New quarter is located on western side of municipality and mostly consists of post-Soviet houses on former sovkhoz lands. Inhabitants are mostly refugees from Karabakh as well as non-local population which came from nearby municipalities.

=== Gardens ===
Locals have additional lands seaside, which are called "Ləhiş bağları" (Lahij gardens).

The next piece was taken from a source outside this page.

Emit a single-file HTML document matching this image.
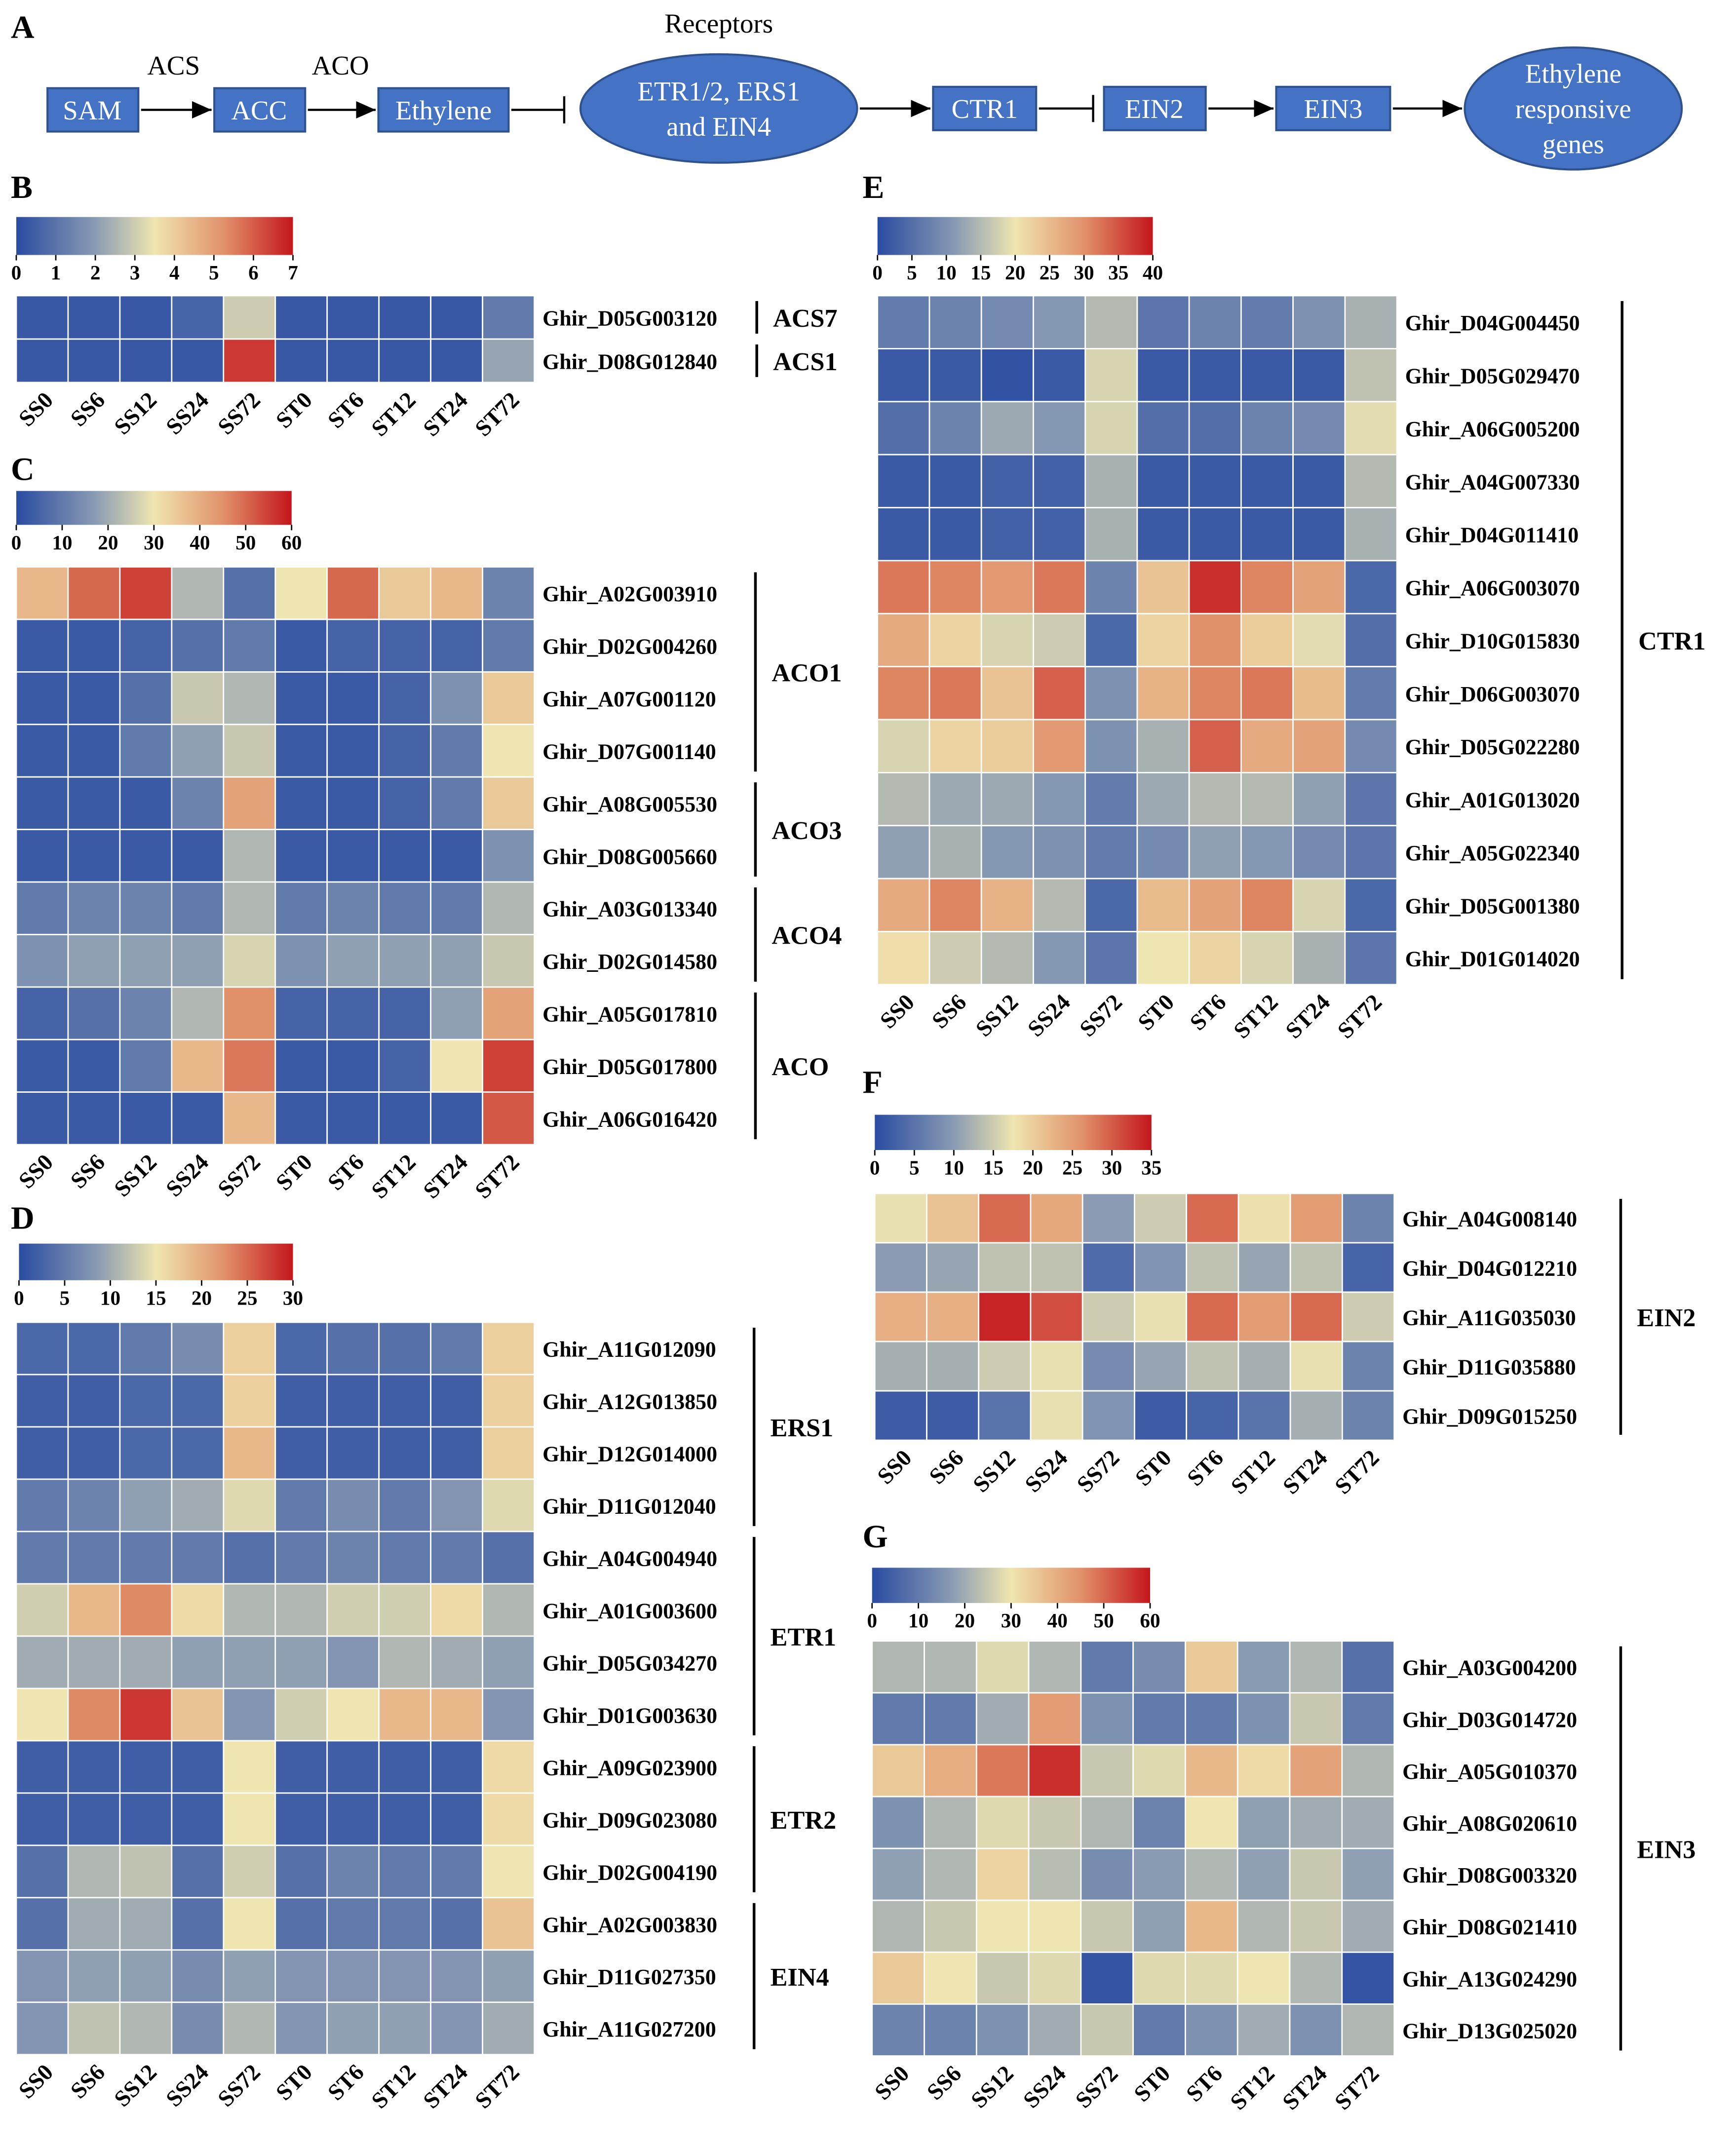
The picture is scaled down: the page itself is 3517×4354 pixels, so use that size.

A mosque exists in gardens quarter which was built by local inhabitants in the 19th century, besides a khanqah of an Ahi Brotherhood which was built in 1448.

== Famous people ==
- Vasim Mammadaliyev - Azerbaijani scientist of oriental studies
- Huseynbala Aghaverdiyev (1890–1937) - Minister of the State Property and Cultivation of Azerbaijan SSR, also a street named after him.
- Abbasgulu Kazimzadeh - Founding member of Musavat party, member of Azerbaijan Democratic Republic parliament
- Baba Punhan - Famous Azerbaijani poet

===Martyrs===
Several martyrs of the first Karabakh war were born in Kurdakhany - Ilgar Guliyev (has a street named after him), Pasha Nazirov, Faiz Heydarov, Ilgar Zulfugarov (a street named after him), Natig Babayev, Fikrat Babayev, Mubariz Mammadov.

== Miscellaneous ==
Kurdakhany has a relatively modern "Yamin Castle" (Yamin qalası), named after his builder Yamin who built this "castle" by his own hands during his madness.